Ad Agencies And Hidden Agendas – How They Affect Company Marketing And The Average American

There is a growing mistrust of the media in the United States. Never before has the American public felt as if they were mere pawns to some hidden agenda. Proof of such distrust is apparent by the accolades thrown at Presidential Candidate Donald Trump when he called a member of the media “sleazy”. It has long been suspected that ad agencies use hidden arrangements with businesses to increase their profits by unwittingly swaying the public, but now the allegations are being extended to the US media.

Leading the charge is the ANA, who represents such giants as Coca-Cola, General Motors, AT&T and Procter & Gamble. Their investigation found that as many as four-fifths of ad placements are based on undisclosed dealings that the clients are completely unaware of. The Association of National Advertisers recent report lends credence to the notion that media companies are being awarded rebates of various sorts due to undisclosed dealings with parent companies. What that means for the average American citizen is that the media may be nothing more than propaganda of the worst sort. The alleged secret hidden agendas are said to persuade agencies to spend their client’s money according to their interest only. Benefiting the ad agencies to the detriment of the clients they serve, many companies are calling for more investigative probes into the practices of ad agencies. The biggest problem plaguing the ad agencies is that there are no standards of ethics or controls. Allowed to operate pretty much rogue as they see fit, no wonder that solicited deals and payoffs are the norms in the industry. What it is leading to is widespread overcharging of clients and anti-competitive practices being perpetrated on companies from small time to Fortune 500. Although legal, rebates are a way that ad agencies entice consumers to monopolise their marketing and advertising. Promising that the more they use a specific ad agency, the more free ads and discounts they will receive, many companies will give them free reign to make decisions for the company’s overall marketing scheme.
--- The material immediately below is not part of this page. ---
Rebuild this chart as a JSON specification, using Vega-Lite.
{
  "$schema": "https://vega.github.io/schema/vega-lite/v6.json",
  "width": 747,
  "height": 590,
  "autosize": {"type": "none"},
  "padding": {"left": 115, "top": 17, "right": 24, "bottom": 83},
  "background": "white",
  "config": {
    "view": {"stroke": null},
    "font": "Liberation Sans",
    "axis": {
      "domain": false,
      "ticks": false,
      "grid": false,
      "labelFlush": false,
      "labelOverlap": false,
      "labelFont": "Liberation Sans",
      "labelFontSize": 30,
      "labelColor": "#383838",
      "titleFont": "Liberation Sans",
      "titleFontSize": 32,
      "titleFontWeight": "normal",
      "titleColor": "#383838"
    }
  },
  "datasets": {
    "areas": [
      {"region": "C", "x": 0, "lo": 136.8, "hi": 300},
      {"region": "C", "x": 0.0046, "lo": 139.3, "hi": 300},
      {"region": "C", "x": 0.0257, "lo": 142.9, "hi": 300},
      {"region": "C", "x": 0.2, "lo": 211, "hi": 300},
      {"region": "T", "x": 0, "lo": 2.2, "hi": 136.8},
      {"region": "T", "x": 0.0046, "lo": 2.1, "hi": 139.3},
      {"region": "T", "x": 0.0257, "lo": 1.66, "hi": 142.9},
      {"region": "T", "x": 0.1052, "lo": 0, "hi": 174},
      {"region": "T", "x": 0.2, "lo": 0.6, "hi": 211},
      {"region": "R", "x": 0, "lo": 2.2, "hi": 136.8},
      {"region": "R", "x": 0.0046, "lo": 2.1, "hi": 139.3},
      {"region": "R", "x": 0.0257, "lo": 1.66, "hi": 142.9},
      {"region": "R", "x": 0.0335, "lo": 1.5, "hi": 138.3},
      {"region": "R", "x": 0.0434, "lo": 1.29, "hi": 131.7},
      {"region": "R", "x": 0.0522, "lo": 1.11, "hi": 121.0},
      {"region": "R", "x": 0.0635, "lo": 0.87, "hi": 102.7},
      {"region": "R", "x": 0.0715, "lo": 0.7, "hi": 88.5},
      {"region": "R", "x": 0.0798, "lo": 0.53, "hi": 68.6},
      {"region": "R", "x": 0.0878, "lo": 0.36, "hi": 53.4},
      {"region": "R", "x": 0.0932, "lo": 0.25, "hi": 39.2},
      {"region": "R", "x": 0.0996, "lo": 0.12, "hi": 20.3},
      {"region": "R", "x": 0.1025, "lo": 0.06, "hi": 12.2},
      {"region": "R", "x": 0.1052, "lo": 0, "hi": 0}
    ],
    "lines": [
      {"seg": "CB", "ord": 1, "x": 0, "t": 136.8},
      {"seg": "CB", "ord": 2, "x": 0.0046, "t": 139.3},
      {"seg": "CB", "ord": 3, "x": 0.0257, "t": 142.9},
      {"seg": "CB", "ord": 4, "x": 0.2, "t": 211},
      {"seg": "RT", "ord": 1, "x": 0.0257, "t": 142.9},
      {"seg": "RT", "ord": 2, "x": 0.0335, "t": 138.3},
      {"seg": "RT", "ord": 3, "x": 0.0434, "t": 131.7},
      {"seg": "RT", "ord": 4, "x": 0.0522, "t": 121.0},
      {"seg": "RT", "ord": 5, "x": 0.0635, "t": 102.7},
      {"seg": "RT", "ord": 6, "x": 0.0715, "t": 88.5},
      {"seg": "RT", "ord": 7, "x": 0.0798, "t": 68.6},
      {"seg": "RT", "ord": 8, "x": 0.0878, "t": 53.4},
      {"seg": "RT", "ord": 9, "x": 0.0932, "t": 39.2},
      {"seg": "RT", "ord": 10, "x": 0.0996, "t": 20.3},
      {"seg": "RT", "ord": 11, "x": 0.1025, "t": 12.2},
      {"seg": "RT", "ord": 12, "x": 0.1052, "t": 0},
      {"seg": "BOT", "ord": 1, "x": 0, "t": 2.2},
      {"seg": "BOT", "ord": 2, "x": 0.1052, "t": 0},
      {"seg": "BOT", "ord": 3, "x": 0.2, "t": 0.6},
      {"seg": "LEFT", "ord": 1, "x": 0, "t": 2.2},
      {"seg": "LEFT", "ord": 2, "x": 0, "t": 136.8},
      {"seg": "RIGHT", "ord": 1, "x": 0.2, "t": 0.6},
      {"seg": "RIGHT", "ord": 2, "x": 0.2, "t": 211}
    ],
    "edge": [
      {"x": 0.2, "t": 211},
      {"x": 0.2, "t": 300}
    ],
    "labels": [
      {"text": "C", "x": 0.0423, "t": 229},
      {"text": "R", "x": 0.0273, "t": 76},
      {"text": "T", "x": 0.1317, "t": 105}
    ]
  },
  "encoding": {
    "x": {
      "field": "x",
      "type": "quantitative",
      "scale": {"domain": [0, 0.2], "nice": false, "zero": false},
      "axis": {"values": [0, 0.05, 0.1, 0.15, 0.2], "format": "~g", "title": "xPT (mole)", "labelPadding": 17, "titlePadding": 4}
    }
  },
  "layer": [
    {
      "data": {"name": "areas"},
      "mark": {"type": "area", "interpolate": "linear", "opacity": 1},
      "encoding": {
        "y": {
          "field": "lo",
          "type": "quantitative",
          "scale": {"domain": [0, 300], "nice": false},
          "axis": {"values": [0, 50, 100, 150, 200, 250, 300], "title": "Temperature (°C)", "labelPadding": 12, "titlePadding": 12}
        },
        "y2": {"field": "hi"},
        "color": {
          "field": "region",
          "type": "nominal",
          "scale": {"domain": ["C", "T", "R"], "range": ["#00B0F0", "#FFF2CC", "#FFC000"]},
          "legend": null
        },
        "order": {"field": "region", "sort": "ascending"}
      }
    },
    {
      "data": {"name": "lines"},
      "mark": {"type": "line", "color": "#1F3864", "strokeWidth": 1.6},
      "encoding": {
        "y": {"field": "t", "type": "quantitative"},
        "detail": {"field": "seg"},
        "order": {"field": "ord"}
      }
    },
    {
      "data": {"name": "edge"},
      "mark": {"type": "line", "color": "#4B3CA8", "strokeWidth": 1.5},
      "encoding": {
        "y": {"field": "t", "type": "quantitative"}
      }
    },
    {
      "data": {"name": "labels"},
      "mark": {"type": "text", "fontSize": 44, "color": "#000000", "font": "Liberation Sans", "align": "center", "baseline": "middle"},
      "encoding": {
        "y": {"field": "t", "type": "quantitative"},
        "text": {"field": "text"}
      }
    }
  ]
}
Until now, most companies had no idea that the exposure they were gaining had nothing to do with the betterment of their marketing strategy. It is more based on secret agendas, hidden alliances and monopolising of the ad agencies and media guided by parent companies. What the ad agencies are practising is somewhat equal to the notion of insider trading or monopoly pricing tactics of other industries. The problem is that without any standards of conduct or governing agencies to oversee what goes on behind closed doors, it will likely run rampant until someone cries foul. For now, that means that are not only companies being manipulated but also the American public. Being swayed by the monopolisation of huge conglomerates, not only in monetary value but ideology, you have to start to wonder how much the land of the free is truly free, especially when it comes to freedom of free thinking.